== WHAT THE TASK REQUIRES ==
Look through the material and tally each line bearing the word "this". Give only the total.

══ INFORMATION SHOWN

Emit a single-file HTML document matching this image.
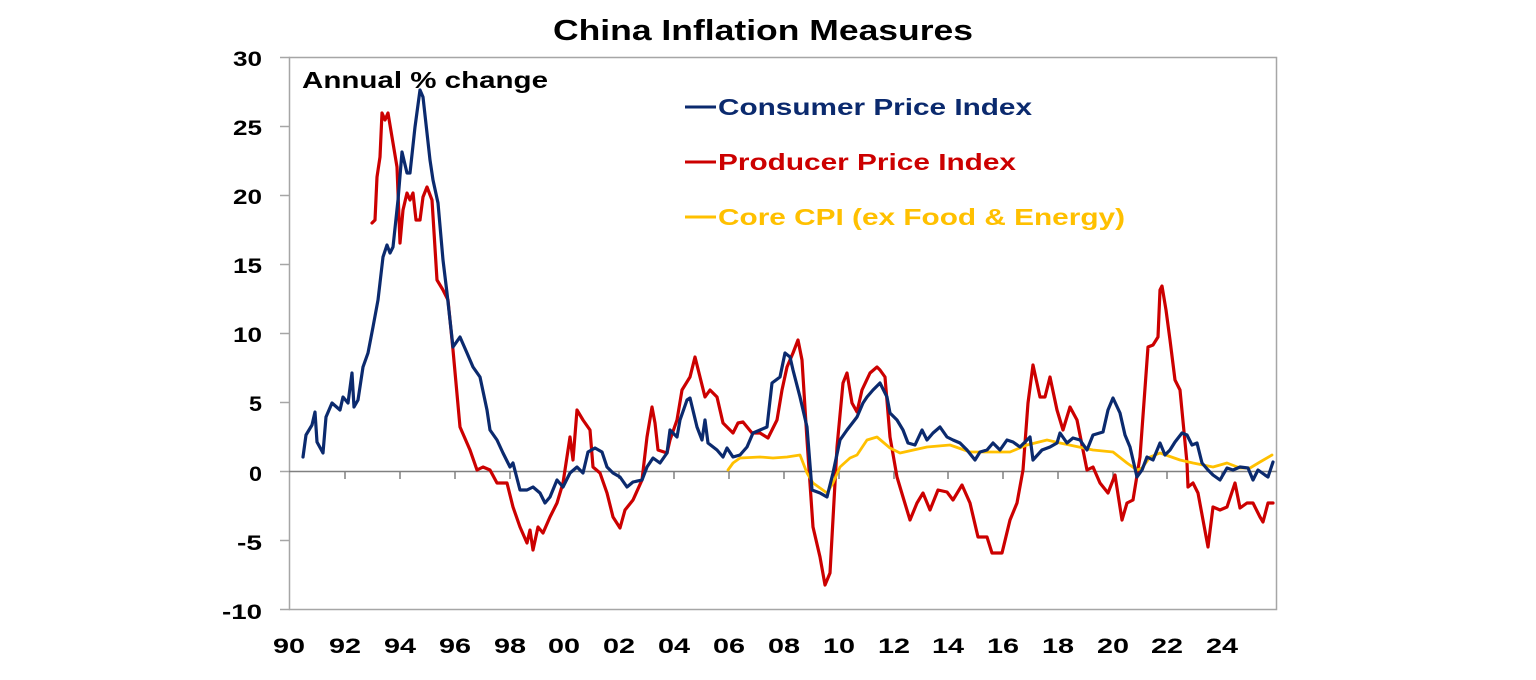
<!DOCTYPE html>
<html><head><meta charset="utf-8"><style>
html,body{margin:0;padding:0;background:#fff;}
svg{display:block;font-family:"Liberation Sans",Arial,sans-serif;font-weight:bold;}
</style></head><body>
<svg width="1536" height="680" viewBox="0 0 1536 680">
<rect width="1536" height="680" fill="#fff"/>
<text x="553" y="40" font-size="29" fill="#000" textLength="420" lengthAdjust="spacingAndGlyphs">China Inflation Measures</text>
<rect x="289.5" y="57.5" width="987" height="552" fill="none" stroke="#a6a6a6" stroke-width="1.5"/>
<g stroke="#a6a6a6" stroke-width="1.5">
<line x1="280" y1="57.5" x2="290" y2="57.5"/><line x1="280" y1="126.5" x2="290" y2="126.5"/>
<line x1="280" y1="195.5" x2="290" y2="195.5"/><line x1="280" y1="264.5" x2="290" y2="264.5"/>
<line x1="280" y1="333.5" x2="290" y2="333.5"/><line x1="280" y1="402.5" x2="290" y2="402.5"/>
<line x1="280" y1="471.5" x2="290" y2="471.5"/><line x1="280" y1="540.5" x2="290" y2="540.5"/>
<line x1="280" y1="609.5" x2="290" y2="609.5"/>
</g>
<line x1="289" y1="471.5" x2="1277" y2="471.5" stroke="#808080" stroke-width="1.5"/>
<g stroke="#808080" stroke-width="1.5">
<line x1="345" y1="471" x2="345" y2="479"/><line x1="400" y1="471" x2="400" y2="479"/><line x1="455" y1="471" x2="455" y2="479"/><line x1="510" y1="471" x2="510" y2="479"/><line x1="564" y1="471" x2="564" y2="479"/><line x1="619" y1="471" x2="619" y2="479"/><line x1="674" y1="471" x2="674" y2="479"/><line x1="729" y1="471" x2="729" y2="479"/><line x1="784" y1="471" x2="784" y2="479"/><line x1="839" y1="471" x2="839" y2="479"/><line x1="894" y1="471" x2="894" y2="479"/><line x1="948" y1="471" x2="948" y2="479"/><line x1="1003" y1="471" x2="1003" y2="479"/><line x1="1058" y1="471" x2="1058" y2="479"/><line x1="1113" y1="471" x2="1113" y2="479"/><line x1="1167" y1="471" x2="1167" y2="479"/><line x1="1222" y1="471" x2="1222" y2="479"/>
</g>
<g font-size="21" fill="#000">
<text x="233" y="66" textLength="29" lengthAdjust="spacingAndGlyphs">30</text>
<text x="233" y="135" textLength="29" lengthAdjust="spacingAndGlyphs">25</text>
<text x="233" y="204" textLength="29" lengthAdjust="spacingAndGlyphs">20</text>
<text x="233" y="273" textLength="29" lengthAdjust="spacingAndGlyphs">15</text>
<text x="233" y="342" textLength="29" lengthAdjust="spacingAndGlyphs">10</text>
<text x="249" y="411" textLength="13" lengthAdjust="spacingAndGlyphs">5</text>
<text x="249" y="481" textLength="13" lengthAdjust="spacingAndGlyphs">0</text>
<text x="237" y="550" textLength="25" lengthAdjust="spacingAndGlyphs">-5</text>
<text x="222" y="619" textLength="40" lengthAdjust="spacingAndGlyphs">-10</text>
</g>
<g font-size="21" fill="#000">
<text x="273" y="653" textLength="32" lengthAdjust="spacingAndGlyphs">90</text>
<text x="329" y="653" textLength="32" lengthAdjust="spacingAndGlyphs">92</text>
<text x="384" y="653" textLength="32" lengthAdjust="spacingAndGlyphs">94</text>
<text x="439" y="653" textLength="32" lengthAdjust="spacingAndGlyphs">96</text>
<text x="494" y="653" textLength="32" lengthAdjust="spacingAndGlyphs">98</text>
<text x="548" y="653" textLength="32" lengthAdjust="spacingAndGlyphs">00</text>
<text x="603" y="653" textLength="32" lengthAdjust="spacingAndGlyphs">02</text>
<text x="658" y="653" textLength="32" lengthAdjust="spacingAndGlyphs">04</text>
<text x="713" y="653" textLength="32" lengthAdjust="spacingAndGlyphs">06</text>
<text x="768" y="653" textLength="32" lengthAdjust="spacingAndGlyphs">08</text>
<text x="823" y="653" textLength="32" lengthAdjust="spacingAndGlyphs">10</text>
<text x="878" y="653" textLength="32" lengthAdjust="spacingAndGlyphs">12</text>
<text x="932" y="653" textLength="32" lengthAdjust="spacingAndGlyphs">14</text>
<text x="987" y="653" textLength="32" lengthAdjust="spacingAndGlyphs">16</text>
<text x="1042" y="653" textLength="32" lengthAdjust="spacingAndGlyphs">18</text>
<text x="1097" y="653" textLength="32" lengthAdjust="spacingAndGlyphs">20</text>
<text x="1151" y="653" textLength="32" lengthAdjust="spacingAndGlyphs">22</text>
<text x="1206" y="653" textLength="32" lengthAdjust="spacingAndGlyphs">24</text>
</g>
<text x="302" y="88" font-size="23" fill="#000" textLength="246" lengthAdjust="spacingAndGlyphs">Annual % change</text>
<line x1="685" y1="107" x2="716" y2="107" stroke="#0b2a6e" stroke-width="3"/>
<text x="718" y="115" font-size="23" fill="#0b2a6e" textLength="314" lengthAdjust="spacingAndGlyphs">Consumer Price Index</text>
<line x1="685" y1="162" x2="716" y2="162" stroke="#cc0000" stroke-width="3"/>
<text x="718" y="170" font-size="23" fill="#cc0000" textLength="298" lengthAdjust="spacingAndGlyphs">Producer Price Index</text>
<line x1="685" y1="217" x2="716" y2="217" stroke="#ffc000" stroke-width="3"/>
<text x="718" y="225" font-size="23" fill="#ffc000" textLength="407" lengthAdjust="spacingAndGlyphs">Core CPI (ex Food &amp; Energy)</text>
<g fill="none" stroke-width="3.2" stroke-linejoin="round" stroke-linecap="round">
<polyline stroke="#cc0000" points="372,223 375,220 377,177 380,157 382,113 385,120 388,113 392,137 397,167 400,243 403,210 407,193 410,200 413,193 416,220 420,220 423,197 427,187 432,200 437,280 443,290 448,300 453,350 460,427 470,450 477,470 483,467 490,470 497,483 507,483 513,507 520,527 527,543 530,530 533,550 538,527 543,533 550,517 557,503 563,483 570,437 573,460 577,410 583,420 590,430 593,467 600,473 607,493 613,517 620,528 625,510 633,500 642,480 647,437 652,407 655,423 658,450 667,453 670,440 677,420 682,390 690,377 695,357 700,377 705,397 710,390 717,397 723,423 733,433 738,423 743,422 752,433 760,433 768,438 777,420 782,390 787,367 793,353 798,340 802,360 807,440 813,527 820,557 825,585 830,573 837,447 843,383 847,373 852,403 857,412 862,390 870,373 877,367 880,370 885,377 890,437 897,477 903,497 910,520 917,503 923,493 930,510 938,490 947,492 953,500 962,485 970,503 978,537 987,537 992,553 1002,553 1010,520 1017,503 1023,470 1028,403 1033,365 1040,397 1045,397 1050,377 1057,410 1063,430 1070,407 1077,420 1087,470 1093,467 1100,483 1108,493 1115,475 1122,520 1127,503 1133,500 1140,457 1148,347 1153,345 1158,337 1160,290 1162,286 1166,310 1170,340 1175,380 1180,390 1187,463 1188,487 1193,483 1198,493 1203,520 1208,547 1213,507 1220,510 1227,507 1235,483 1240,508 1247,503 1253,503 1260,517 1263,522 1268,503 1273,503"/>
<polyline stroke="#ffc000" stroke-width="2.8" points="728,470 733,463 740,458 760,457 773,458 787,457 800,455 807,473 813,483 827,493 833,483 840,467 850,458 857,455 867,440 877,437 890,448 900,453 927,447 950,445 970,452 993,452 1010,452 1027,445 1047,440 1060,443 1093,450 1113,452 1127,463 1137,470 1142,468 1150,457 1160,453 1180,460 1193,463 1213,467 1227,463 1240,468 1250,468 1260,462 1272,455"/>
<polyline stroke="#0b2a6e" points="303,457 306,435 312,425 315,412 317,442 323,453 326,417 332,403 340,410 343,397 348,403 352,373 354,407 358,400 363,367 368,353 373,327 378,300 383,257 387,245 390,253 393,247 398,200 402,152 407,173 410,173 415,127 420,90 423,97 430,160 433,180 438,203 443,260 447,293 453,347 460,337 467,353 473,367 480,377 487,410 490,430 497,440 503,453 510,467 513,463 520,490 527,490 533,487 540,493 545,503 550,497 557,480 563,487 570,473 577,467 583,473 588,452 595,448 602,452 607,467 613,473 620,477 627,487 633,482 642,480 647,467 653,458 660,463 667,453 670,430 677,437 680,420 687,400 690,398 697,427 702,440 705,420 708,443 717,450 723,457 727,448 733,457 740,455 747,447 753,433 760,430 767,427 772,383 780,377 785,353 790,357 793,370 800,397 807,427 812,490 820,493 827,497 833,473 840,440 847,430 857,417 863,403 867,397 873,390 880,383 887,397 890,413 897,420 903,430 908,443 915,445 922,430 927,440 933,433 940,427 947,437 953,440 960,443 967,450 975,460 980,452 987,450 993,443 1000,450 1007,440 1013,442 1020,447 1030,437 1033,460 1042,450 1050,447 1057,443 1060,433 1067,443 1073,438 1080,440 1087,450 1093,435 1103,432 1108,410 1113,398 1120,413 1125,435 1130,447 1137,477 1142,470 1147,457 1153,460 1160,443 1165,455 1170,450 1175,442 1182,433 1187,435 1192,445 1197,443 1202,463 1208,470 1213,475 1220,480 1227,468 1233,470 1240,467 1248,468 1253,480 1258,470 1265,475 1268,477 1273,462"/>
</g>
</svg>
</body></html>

════
══ INFORMATION SHOWN

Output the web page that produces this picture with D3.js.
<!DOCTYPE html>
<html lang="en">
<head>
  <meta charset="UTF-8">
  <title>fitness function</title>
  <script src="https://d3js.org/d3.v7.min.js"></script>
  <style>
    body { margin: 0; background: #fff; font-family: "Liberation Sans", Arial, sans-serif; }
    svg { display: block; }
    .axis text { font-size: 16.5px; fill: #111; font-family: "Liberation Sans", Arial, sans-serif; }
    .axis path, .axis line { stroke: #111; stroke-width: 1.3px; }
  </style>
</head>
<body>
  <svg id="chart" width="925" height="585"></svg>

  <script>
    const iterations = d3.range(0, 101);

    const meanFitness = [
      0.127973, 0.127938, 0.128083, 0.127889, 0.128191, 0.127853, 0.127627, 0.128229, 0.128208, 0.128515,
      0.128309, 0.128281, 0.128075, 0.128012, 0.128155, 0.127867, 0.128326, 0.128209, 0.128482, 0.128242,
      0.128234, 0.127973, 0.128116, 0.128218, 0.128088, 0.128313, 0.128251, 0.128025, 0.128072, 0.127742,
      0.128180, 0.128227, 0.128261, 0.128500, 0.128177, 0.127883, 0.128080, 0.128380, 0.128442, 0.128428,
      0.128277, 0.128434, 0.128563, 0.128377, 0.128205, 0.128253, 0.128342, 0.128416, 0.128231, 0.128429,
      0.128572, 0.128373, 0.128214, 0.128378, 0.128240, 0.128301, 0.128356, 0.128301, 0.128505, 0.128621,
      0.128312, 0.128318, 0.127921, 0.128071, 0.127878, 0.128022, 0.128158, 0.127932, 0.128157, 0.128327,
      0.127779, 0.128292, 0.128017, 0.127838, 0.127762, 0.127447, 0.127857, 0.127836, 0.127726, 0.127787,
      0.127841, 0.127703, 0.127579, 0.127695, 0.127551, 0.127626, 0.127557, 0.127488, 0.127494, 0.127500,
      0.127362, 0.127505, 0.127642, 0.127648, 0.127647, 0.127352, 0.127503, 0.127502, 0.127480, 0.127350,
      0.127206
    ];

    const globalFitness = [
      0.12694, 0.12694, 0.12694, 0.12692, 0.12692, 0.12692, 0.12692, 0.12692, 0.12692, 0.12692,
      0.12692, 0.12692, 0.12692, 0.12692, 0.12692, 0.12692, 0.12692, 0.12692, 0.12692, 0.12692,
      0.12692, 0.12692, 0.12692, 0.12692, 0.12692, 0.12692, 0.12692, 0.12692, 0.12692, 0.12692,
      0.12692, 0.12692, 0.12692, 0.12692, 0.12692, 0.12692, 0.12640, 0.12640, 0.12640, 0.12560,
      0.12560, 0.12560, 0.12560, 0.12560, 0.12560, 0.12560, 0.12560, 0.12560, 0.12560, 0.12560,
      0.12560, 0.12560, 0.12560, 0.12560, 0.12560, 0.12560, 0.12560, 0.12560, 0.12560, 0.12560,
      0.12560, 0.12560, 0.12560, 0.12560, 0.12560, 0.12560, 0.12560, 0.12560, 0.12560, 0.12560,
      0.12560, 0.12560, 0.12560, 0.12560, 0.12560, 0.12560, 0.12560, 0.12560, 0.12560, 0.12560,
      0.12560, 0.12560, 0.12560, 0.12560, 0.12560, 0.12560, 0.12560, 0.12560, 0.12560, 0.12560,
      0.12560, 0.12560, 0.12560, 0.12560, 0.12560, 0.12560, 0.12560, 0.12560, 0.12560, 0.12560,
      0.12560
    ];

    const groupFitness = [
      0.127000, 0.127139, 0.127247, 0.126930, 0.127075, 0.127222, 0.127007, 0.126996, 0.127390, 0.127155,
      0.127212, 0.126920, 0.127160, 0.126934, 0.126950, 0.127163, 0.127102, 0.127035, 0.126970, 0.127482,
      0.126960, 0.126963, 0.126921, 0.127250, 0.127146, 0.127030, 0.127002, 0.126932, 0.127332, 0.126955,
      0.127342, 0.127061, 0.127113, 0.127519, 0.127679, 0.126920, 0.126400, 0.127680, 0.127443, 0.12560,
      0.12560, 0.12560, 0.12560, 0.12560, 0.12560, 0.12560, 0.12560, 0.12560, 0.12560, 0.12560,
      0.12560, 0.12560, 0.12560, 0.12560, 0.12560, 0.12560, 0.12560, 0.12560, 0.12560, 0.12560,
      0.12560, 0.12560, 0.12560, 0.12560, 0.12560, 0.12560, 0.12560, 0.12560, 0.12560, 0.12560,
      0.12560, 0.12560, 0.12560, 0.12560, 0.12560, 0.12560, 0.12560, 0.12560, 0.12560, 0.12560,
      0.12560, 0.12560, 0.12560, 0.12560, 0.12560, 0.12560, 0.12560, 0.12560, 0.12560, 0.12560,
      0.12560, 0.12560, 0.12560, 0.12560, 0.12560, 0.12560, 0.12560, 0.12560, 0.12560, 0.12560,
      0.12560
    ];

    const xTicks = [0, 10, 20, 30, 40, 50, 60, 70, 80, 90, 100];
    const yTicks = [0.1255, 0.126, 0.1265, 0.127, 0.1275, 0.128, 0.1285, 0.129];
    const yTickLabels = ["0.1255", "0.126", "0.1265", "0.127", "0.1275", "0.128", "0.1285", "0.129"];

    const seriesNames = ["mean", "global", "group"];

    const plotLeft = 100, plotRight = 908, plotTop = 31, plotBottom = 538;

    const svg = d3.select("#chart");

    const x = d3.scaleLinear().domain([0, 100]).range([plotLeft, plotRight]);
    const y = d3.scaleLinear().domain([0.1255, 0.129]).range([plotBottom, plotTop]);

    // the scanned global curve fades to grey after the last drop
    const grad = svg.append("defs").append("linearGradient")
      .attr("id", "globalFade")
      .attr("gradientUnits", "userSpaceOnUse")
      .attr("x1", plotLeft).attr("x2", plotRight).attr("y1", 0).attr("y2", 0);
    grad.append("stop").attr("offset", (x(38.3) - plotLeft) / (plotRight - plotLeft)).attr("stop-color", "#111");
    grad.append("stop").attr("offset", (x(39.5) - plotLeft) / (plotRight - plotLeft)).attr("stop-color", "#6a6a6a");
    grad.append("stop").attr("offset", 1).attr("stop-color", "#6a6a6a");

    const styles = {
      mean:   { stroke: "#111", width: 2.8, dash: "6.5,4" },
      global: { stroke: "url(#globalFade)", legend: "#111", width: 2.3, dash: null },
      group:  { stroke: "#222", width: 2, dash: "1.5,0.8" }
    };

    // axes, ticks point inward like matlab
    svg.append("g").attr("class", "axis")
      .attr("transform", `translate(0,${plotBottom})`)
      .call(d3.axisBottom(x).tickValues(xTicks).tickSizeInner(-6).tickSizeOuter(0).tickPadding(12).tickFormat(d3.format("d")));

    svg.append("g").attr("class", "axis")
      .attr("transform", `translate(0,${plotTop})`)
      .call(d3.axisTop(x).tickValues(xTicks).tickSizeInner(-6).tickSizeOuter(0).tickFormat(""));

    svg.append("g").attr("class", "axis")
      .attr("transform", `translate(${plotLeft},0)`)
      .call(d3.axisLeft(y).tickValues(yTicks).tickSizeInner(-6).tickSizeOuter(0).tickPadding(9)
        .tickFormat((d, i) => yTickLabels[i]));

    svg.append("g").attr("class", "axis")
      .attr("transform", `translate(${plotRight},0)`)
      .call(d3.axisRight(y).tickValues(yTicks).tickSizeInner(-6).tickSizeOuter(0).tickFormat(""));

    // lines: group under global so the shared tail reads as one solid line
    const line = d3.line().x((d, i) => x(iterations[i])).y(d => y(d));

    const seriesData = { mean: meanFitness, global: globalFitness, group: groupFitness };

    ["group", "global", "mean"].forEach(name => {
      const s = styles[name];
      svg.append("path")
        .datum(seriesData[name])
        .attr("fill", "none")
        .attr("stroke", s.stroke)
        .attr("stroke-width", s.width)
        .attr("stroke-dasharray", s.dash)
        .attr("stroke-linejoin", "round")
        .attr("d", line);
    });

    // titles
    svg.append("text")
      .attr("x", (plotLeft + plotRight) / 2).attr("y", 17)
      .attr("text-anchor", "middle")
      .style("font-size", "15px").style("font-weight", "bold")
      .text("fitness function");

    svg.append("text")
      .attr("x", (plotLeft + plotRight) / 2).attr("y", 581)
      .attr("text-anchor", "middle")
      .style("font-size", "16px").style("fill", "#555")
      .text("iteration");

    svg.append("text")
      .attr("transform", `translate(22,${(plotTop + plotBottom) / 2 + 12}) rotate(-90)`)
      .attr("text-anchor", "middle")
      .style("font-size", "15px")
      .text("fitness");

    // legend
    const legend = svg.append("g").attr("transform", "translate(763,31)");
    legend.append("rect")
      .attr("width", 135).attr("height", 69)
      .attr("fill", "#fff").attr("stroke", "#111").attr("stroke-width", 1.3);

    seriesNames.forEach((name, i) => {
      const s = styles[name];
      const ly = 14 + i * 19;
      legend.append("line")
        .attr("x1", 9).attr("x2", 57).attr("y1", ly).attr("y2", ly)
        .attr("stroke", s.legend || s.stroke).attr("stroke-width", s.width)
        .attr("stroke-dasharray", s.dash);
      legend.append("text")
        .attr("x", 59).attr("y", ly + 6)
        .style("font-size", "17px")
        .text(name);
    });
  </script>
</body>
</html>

════

== EXERCISE RESPONSE ==
2